Certainly, hopes are sky-high. At the moment, I see three areas of attention.

  1. Geopolitics. Short-term, the first thing to watch is the positions of a number of key players, namely: China, the EU, the group of least developed countries, the group of “small open economies”, and last but not least, the US Congress (many items will have to pass through it anyway). Everything is also linked to what countries with a DST will do, and whether there will be trade tariffs introduced in the US in response. Timing is key here. In the picture, upcoming elections in France and Germany, the US mid-term elections, and the financing of the EU Recovery Plan.
  2. Excess profits. On the details where the devil is (so to speak), some of the relevant ones regarding Pillar 1 include: (1) the level at which the turnover threshold will be set – apparently, the US has proposed 20 Billions; (2) the profit margin threshold – to be seen also based on the mechanics of the calculation of the margin itself; (3) whether it will really apply to everyone or there will be exclusions – natural resources being a candidate, question mark on financial services; (4) the mother of all questions will be how to account for B2B transactions when sourcing and allocating a portion of the excess profits in a particular jurisdiction (imagine about components manufactured in different countries, assembled in another, stored in another, sold a distributor in another and then sold to customers in a number of them). Finally, (5) there are a number of purely procedural aspects which are complex to say the least.

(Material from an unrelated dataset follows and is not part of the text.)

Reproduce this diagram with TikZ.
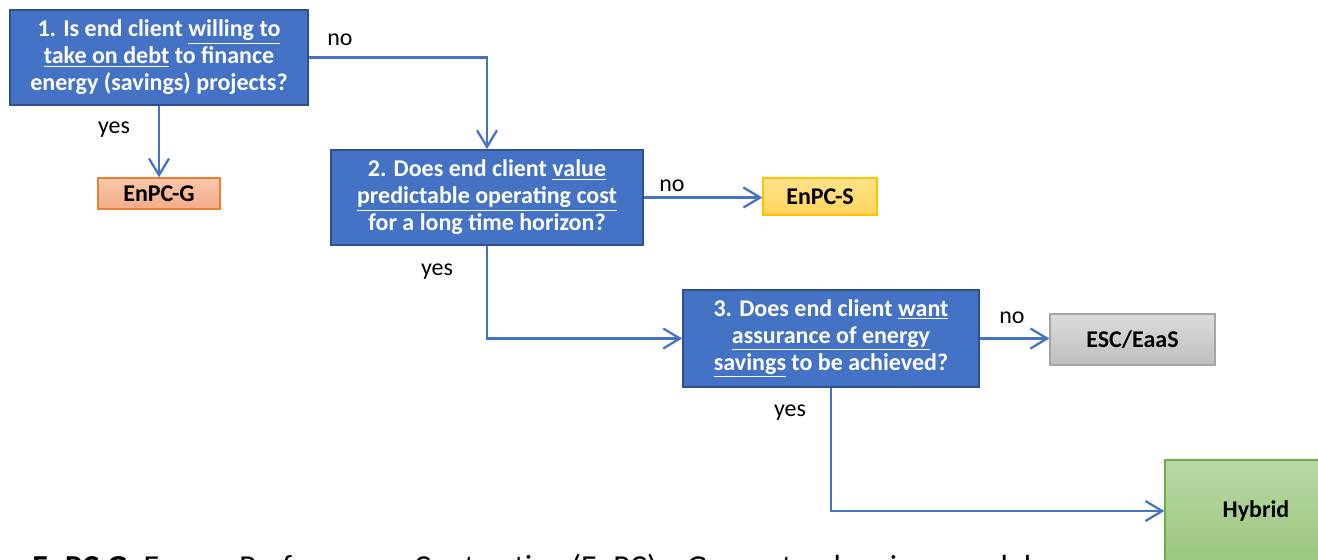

  3. Minimum taxes. As regards Pillar 2, clearly the biggest question is about the inclusion of income derived from genuine business activities on the ground (the pizzeria in Dubai or the hotel in Bermuda). Including “active income” in the scope of the minimum tax is a big move, with very interesting and potentially far-reaching consequences policy-wise. It will be interesting to see the reactions after the excitement-dust has settled, when it becomes clear that this has a direct impact on other countries tax systems and their ability to introduce tax incentives to influence economic behaviours. This is particularly relevant for developing countries that have tax free zones; as we have seen, Kennedy had already thought about that. But it is also relevant for countries that have introduced incentives such as patent boxes (whose “tax policy glory” may in any case be over now that the US has made its position on FDII clear, I cannot agree more with that), tax credits for 4.0 investments, plant renovations and other. Possibly even more relevant for policy makers is that it may well have an impact beyond corporate income tax, shifting the problem to a different field. First, harmful tax competition was tackled, with the focus on avoidance practices facilitated by countries’ tax systems; these systems were meant to attract only nominal profits without any material activity on the ground, and all the work that has been done since 1998, and fully revamped with BEPS in the last decade has closed loopholes and is now checking on countries’ implementation of their commitments, including the obligation to exchange rulings which in the past were secret. Now it is about tax competition itself: introducing tax incentives to attract real investments and economic activity. This will be over with a biting global minimum tax. The risk is that as it is over for corporate income taxes, it shifts into property taxes, wage taxes, non-tax measures like interest-free financing, fast-track procedures and the like. Whether the fire of tax competition will be extinguished is to be seen.


[1] Senior Advisor OECD, on loan to the Italian Government since 2016. Fellow at the UvA ACTL. This post is published in a personal capacity.